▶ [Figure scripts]

- - -

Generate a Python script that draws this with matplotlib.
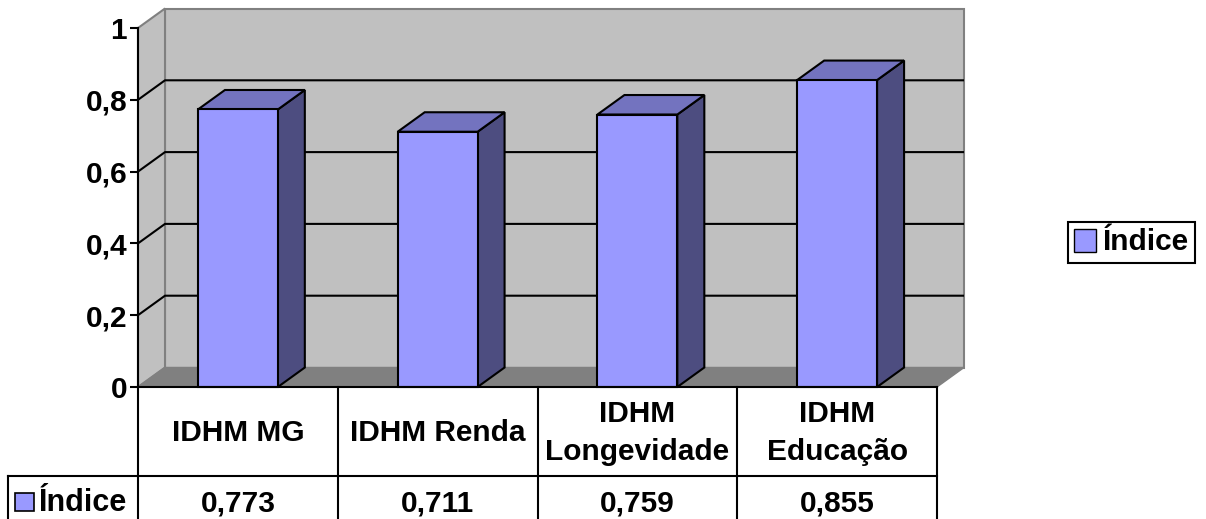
import matplotlib
matplotlib.use("Agg")
import matplotlib.pyplot as plt
from matplotlib.patches import Polygon, Rectangle, Patch

plt.rcParams['font.family'] = ['Liberation Sans', 'DejaVu Sans']
plt.rcParams['font.weight'] = 'bold'

# dados
categorias = ['IDHM MG', 'IDHM Renda', 'IDHM\nLongevidade', 'IDHM\nEducação']
indice = [0.773, 0.711, 0.759, 0.855]
rotulos_valor = ['0,773', '0,711', '0,759', '0,855']
serie = 'Índice'
yticks = [0, 0.2, 0.4, 0.6, 0.8, 1]
ytick_labels = ['0', '0,2', '0,4', '0,6', '0,8', '1']

# cores estilo Excel
cor_frente = '#9999FF'
cor_topo = '#7373BF'
cor_lado = '#4D4D80'
cor_parede = '#C0C0C0'
cor_piso = '#808080'

W, H = 1206, 519
fs = 21.5
fig = plt.figure(figsize=(W / 100, H / 100), dpi=100, facecolor='white')
ax = fig.add_axes([138 / W, (H - 387) / H, 799 / W, 359 / H])
n = len(categorias)
ax.set_xlim(0, n)
ax.set_ylim(0, 1)
ax.set_facecolor('none')

# profundidade 3D (em unidades de dados)
ux = 799 / n   # pixels por categoria
uy = 359       # pixels por unidade de valor
dx = 27 / ux
dy = 19.5 / uy
lw = 1.5

# parede do fundo, parede lateral e piso
ax.add_patch(Polygon([(dx, dy), (n + dx, dy), (n + dx, 1 + dy), (dx, 1 + dy)],
                     closed=True, facecolor=cor_parede, edgecolor=cor_piso, lw=lw, clip_on=False, zorder=1))
ax.add_patch(Polygon([(0, 0), (dx, dy), (dx, 1 + dy), (0, 1)],
                     closed=True, facecolor=cor_parede, edgecolor=cor_piso, lw=lw, clip_on=False, zorder=1))
ax.add_patch(Polygon([(0, 0), (n, 0), (n + dx, dy), (dx, dy)],
                     closed=True, facecolor=cor_piso, edgecolor=cor_piso, lw=1, clip_on=False, zorder=1.5))

# linhas de grade
for v in yticks[1:-1]:
    ax.plot([0, dx, n + dx], [v, v + dy, v + dy], color='black', lw=lw, clip_on=False, zorder=2,
            solid_capstyle='butt')

# barras 3D
larg = 0.4
for i, v in enumerate(indice):
    x0, x1 = i + 0.5 - larg / 2, i + 0.5 + larg / 2
    ax.add_patch(Polygon([(x1, 0), (x1 + dx, dy), (x1 + dx, v + dy), (x1, v)],
                         closed=True, facecolor=cor_lado, edgecolor='black', lw=lw, clip_on=False, zorder=3))
    ax.add_patch(Polygon([(x0, v), (x1, v), (x1 + dx, v + dy), (x0 + dx, v + dy)],
                         closed=True, facecolor=cor_topo, edgecolor='black', lw=lw, clip_on=False, zorder=3))
    ax.add_patch(Rectangle((x0, 0), larg, v, facecolor=cor_frente, edgecolor='black',
                           lw=lw, clip_on=False, zorder=4))

# eixo Y
for s in ['top', 'right', 'bottom']:
    ax.spines[s].set_visible(False)
ax.spines['left'].set_linewidth(lw)
ax.spines['left'].set_zorder(5)
ax.set_yticks(yticks)
ax.set_yticklabels(ytick_labels)
ax.tick_params(axis='y', direction='out', length=5.8, width=lw, pad=2, labelsize=fs)
ax.set_xticks([])

# tabela de dados
h1 = 89 / uy
h2 = 50 / uy
x_esq = -130 / ux
tk = dict(color='black', lw=lw, clip_on=False, zorder=5, solid_capstyle='projecting')
ax.plot([0, n], [0, 0], **tk)
ax.plot([x_esq, n], [-h1, -h1], **tk)
ax.plot([x_esq, n], [-h1 - h2, -h1 - h2], **tk)
ax.plot([x_esq, x_esq], [-h1, -h1 - h2], **tk)
for i in range(n + 1):
    ax.plot([i, i], [0, -h1 - h2], **tk)
y_val = -h1 - 27 / uy
for i, (c, r) in enumerate(zip(categorias, rotulos_valor)):
    ax.text(i + 0.5, -h1 / 2 - 1.5 / uy, c, ha='center', va='center', fontsize=fs,
            fontweight='bold', linespacing=1.45, clip_on=False)
    ax.text(i + 0.5, y_val, r, ha='center', va='center', fontsize=fs,
            fontweight='bold', clip_on=False)

# chave da série na tabela
ax.add_patch(Rectangle((x_esq + 7 / ux, y_val - 8 / uy), 19 / ux, 18 / uy,
                       facecolor=cor_frente, edgecolor='black', lw=1.2, clip_on=False, zorder=5))
ax.text(x_esq + 31 / ux, y_val, serie, ha='left', va='center', fontsize=fs + 0.5,
        fontweight='bold', clip_on=False)

# legenda
leg = fig.legend(handles=[Patch(facecolor=cor_frente, edgecolor='black', label=serie)],
                 loc='center', bbox_to_anchor=(1131.5 / W, 1 - 242.5 / H),
                 prop={'size': fs, 'weight': 'bold'}, frameon=True, fancybox=False,
                 edgecolor='black', framealpha=1, handlelength=0.72, handleheight=0.8,
                 handletextpad=0.22, borderpad=0.22)
leg.get_frame().set_linewidth(lw)

fig.savefig('out.png', dpi=100, facecolor='white')
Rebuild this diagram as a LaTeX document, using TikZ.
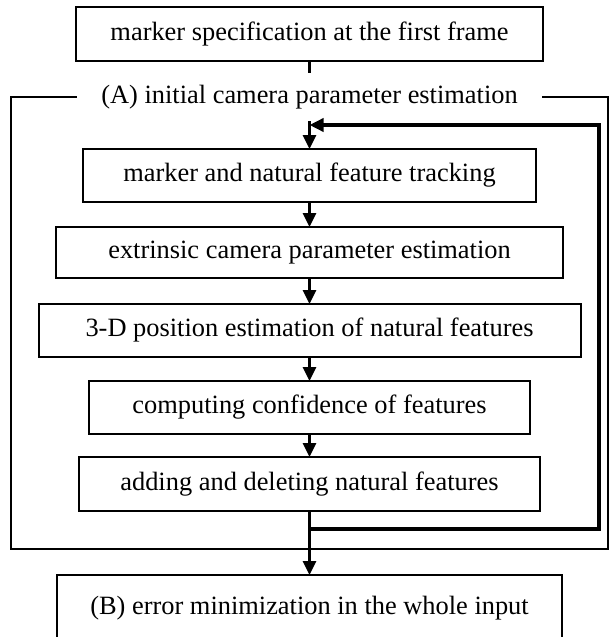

- - -

▶ [What to work on] Give again, word for word, every line from the top of the data above to the line holding "solid_capstyle='butt')", inclusive, with the pictures left out.

▶ [Correct answer]
Generate a Python script that draws this with matplotlib.
import matplotlib
matplotlib.use("Agg")
import matplotlib.pyplot as plt
from matplotlib.patches import Polygon, Rectangle, Patch

plt.rcParams['font.family'] = ['Liberation Sans', 'DejaVu Sans']
plt.rcParams['font.weight'] = 'bold'

# dados
categorias = ['IDHM MG', 'IDHM Renda', 'IDHM\nLongevidade', 'IDHM\nEducação']
indice = [0.773, 0.711, 0.759, 0.855]
rotulos_valor = ['0,773', '0,711', '0,759', '0,855']
serie = 'Índice'
yticks = [0, 0.2, 0.4, 0.6, 0.8, 1]
ytick_labels = ['0', '0,2', '0,4', '0,6', '0,8', '1']

# cores estilo Excel
cor_frente = '#9999FF'
cor_topo = '#7373BF'
cor_lado = '#4D4D80'
cor_parede = '#C0C0C0'
cor_piso = '#808080'

W, H = 1206, 519
fs = 21.5
fig = plt.figure(figsize=(W / 100, H / 100), dpi=100, facecolor='white')
ax = fig.add_axes([138 / W, (H - 387) / H, 799 / W, 359 / H])
n = len(categorias)
ax.set_xlim(0, n)
ax.set_ylim(0, 1)
ax.set_facecolor('none')

# profundidade 3D (em unidades de dados)
ux = 799 / n   # pixels por categoria
uy = 359       # pixels por unidade de valor
dx = 27 / ux
dy = 19.5 / uy
lw = 1.5

# parede do fundo, parede lateral e piso
ax.add_patch(Polygon([(dx, dy), (n + dx, dy), (n + dx, 1 + dy), (dx, 1 + dy)],
                     closed=True, facecolor=cor_parede, edgecolor=cor_piso, lw=lw, clip_on=False, zorder=1))
ax.add_patch(Polygon([(0, 0), (dx, dy), (dx, 1 + dy), (0, 1)],
                     closed=True, facecolor=cor_parede, edgecolor=cor_piso, lw=lw, clip_on=False, zorder=1))
ax.add_patch(Polygon([(0, 0), (n, 0), (n + dx, dy), (dx, dy)],
                     closed=True, facecolor=cor_piso, edgecolor=cor_piso, lw=1, clip_on=False, zorder=1.5))

# linhas de grade
for v in yticks[1:-1]:
    ax.plot([0, dx, n + dx], [v, v + dy, v + dy], color='black', lw=lw, clip_on=False, zorder=2,
            solid_capstyle='butt')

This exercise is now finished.